**Work to be completed**
Carry none of the pictures over; write out the complete data exactly.

**Data**
|---|
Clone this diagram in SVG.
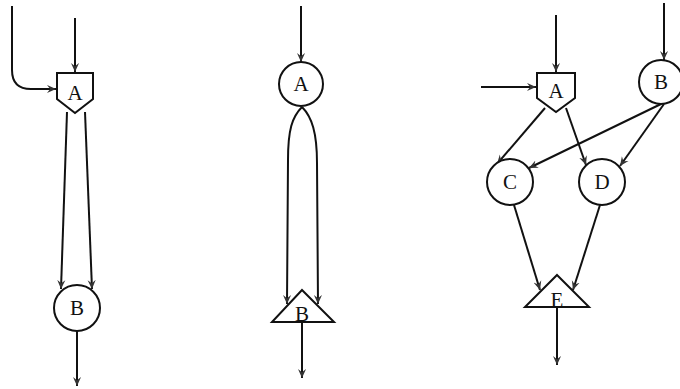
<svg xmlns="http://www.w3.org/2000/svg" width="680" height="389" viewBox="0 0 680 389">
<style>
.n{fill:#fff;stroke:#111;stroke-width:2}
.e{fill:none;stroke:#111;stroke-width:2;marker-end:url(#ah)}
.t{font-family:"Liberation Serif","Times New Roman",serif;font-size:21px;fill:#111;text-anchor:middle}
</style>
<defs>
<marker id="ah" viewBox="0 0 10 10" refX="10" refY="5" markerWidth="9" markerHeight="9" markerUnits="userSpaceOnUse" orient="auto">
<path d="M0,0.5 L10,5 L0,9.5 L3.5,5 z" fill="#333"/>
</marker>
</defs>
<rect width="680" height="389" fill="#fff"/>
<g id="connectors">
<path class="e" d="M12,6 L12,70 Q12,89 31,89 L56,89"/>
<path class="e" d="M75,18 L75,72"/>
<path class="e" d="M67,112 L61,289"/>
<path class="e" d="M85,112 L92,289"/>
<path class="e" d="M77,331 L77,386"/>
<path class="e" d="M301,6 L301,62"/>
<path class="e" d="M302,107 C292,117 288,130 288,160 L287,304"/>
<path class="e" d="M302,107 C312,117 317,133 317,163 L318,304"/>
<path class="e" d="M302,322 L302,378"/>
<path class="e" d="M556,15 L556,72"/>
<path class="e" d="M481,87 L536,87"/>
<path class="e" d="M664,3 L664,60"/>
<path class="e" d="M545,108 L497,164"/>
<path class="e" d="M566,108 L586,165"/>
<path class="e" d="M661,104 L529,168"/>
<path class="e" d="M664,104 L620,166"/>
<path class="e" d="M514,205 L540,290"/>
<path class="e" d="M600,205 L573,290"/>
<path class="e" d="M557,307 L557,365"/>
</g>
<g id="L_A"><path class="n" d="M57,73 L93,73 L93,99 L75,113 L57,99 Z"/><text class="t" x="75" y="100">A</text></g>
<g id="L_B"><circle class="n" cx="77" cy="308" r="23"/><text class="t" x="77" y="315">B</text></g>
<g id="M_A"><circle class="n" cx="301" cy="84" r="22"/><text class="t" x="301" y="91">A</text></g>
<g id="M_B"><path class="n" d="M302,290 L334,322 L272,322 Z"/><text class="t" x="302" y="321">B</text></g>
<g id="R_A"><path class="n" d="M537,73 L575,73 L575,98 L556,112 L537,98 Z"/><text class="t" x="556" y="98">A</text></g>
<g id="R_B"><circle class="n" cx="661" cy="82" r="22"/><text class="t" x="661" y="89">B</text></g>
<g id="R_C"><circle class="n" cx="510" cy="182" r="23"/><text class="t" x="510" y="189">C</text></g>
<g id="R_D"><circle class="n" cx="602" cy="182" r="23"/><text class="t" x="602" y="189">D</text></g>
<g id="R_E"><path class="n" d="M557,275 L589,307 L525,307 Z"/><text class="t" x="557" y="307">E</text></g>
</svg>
|---|
**Task solution**
Clone this diagram in SVG.
<svg xmlns="http://www.w3.org/2000/svg" width="680" height="389" viewBox="0 0 680 389">
<style>
.n{fill:#fff;stroke:#111;stroke-width:2}
.e{fill:none;stroke:#111;stroke-width:2;marker-end:url(#ah)}
.t{font-family:"Liberation Serif","Times New Roman",serif;font-size:21px;fill:#111;text-anchor:middle}
</style>
<defs>
<marker id="ah" viewBox="0 0 10 10" refX="10" refY="5" markerWidth="9" markerHeight="9" markerUnits="userSpaceOnUse" orient="auto">
<path d="M0,0.5 L10,5 L0,9.5 L3.5,5 z" fill="#333"/>
</marker>
</defs>
<rect width="680" height="389" fill="#fff"/>
<g id="connectors">
<path class="e" d="M12,6 L12,70 Q12,89 31,89 L56,89"/>
<path class="e" d="M75,18 L75,72"/>
<path class="e" d="M67,112 L61,289"/>
<path class="e" d="M85,112 L92,289"/>
<path class="e" d="M77,331 L77,386"/>
<path class="e" d="M301,6 L301,62"/>
<path class="e" d="M302,107 C292,117 288,130 288,160 L287,304"/>
<path class="e" d="M302,107 C312,117 317,133 317,163 L318,304"/>
<path class="e" d="M302,322 L302,378"/>
<path class="e" d="M556,15 L556,72"/>
<path class="e" d="M481,87 L536,87"/>
<path class="e" d="M664,3 L664,60"/>
<path class="e" d="M545,108 L497,164"/>
<path class="e" d="M566,108 L586,165"/>
<path class="e" d="M661,104 L529,168"/>
<path class="e" d="M664,104 L620,166"/>
<path class="e" d="M514,205 L540,290"/>
<path class="e" d="M600,205 L573,290"/>
<path class="e" d="M557,307 L557,365"/>
</g>
<g id="L_A"><path class="n" d="M57,73 L93,73 L93,99 L75,113 L57,99 Z"/><text class="t" x="75" y="100">A</text></g>
<g id="L_B"><circle class="n" cx="77" cy="308" r="23"/><text class="t" x="77" y="315">B</text></g>
<g id="M_A"><circle class="n" cx="301" cy="84" r="22"/><text class="t" x="301" y="91">A</text></g>
<g id="M_B"><path class="n" d="M302,290 L334,322 L272,322 Z"/><text class="t" x="302" y="321">B</text></g>
<g id="R_A"><path class="n" d="M537,73 L575,73 L575,98 L556,112 L537,98 Z"/><text class="t" x="556" y="98">A</text></g>
<g id="R_B"><circle class="n" cx="661" cy="82" r="22"/><text class="t" x="661" y="89">B</text></g>
<g id="R_C"><circle class="n" cx="510" cy="182" r="23"/><text class="t" x="510" y="189">C</text></g>
<g id="R_D"><circle class="n" cx="602" cy="182" r="23"/><text class="t" x="602" y="189">D</text></g>
<g id="R_E"><path class="n" d="M557,275 L589,307 L525,307 Z"/><text class="t" x="557" y="307">E</text></g>
</svg>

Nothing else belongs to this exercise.